Moore had no children and, wishing to use his wealth to benefit his home village, financed the building of a school next to his father's estate. Moore commissioned Sir Christopher Wren to prepare the initial drawings. After Wren's first design, the work was taken on by local architect Sir William Wilson who both studied under Wren at Oxford University and worked for his Company. Construction started in 1693 and it opened in 1697. For most of its existence the school was known as "Appleby Grammar School" and operated as a free school for the boys of the village, as well as a boys' boarding school; the name was changed to "Sir John Moore Church Of England School" some time in the last century. It was in the last century that the school started to accept girls. During the Second World War, the school was used to house Belgian evacuees. During the Second World War, it was said locally that the flames of Coventry, after it was bombed, could be seen from the roof of the school. In the mid-1990s, following rising maintenance costs, the school was earmarked for closure.

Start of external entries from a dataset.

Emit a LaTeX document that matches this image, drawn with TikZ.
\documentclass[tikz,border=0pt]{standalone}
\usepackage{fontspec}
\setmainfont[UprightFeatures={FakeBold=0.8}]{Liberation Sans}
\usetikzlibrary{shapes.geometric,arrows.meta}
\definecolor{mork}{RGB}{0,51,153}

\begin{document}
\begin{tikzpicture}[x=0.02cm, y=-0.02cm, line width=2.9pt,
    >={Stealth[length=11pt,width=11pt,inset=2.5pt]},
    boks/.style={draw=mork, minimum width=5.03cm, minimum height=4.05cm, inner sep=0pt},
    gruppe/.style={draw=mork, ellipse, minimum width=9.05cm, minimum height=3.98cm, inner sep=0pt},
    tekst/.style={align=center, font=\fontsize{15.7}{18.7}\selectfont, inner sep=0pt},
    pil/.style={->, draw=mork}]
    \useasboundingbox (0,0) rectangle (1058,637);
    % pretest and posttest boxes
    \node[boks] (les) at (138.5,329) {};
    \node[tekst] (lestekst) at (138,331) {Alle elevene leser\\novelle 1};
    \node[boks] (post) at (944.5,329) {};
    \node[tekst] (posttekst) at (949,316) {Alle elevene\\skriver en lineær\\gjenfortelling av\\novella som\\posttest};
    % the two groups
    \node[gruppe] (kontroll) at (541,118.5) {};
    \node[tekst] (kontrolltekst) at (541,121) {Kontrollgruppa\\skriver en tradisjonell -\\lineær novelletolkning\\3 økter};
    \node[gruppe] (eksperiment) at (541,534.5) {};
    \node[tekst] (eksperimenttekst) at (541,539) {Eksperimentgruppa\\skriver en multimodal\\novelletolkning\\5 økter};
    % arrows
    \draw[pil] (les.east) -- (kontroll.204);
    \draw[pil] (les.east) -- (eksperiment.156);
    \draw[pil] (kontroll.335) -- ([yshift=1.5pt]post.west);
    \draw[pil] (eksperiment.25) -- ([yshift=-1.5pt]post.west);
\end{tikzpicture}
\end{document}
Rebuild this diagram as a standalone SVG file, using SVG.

A new school building was planned in a neighbouring field and the building was to be surrendered to the National Trust. After much protest from the villagers the school remained open, it received a £6,000,000 grant from the Heritage Lottery Fund to renovate the whole building. The stables were converted into a computer suite, the old dormitories were turned into a heritage centre and several old offices and storage rooms were converted into rented offices and apartments; the building still operates with 125 students from the village. It was described as "outstanding" in its June 2009 Ofsted inspection. Sir John Moore School now hosts many corporate events and weddings, has a midsummer music festival complete with firework display; the old school basements have been converted into a pub/bar called The Cellar. William Huskisson, well known as being the first man to die in a railway accident when he was knocked down by Stephenson's Rocket at the opening of the Liverpool–Manchester railway, he was a Member of Parliament in Liverpool at the time.